Our daughter said goodbye to Gabbie that morning before she got on the bus to school. The vet came that afternoon. We buried her just beyond the apple trees, with the other pets of years past.
Speaking of the apple trees, after nine springs there were finally apples last fall. One tree was girdled by rodents last winter, but remarkably, it is holding on. I thought the trees' bark was tough enough, that they were old enough, but I was wrong. I'm still angry and bitter that you never got to see them bloom, or taste their sweetness.
Our daughter has lost two teeth and is learning to read. She is in kindergarten now. She is so tall, and she swims like a fish.
Your grandmother died the year after you, in the summer. Your favourite author of such lovely Vermont stories, Howard Frank Mosher, died this winter. Our dear friend Wally succumbed to cancer the following month, not long after our last visit.
Our daughter is 6 now. On the way home from swim lessons the other night, she recounted all of her loved ones who have died, marking them off on her fingers as she went. I worry that she is becoming too accustomed to death.
My boyfriend and I have a baby on the way, due near the end of June. It was unexpected and we weren't ready and I never thought I'd have an accidental pregnancy at 32, but here we are. Now that the shock has worn off, and a small bit of the chaos, I cannot wait to hold this baby in my arms.

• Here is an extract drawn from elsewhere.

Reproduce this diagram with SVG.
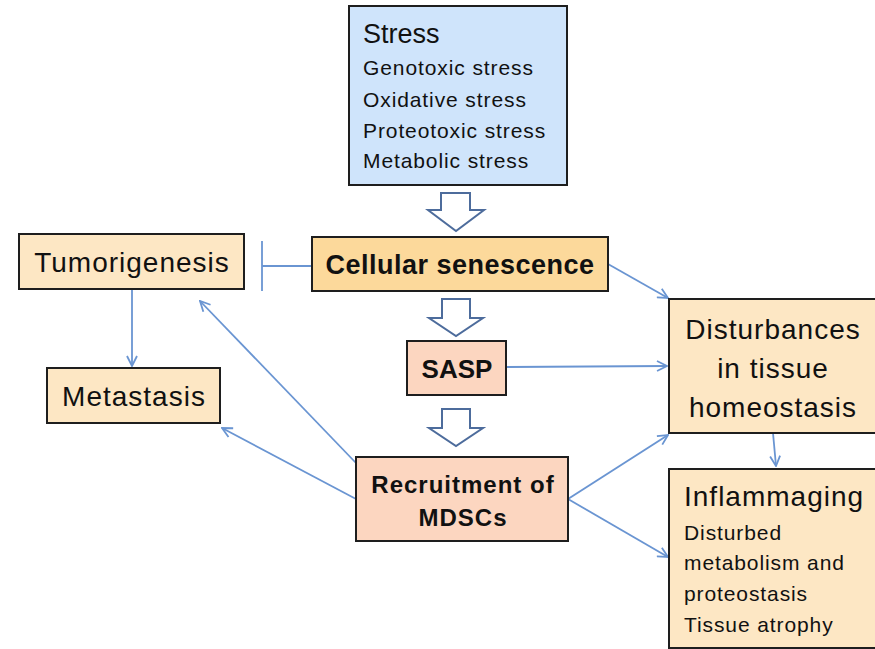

You and my boyfriend are so different in almost every way. He and I love each other dearly and, so importantly, he is not threatened by the love that still exists for you, by your presence in our home or by the grief that will never entirely subside, even with new love and new life.
After you died, our daughter begged me for a baby brother or sister, and it eviscerated me every time. She was so little; she didn't understand. And now this.
Sometimes when I feel the little girl in my belly kick, I think about how much we wanted another baby together, and how we did everything and nothing worked, and how now, against absolutely colossal odds, there is this.
It felt like all of the work I did to grieve your death - to grieve the second child we would never have; to grieve the knowledge that I would raise our daughter alone; to grieve the fact that I believed I would never be a parent again and the effort it took to be at peace with that; to grieve, grieve, grieve - was undone in an instant.
I am trying to steel myself to leave this house, which will soon be much too small, and this land, and that is another level of grief: the marsh, the asparagus bed, those apple trees.
After you died, we planted a cherry tree here for you, a hardy, northern variety. Our daughter watered her "Daddy" tree all that summer and we watched for it to leaf out the following spring, but it did not survive the winter. Without explanation, like so many things.
When my breath gets caught in my chest and I start to panic, I try to remember the ease with which you handled everything. I try to remember holding you as you died in my arms, because there are few things in this world more important than that.
Life is hard and sad and uncanny at times, but you taught me to watch for the trees baring the undersides of their leaves to the sky to tell of approaching rain: A storm and trauma and essential life-giving water all at once, and I am trying to hold on to that truth.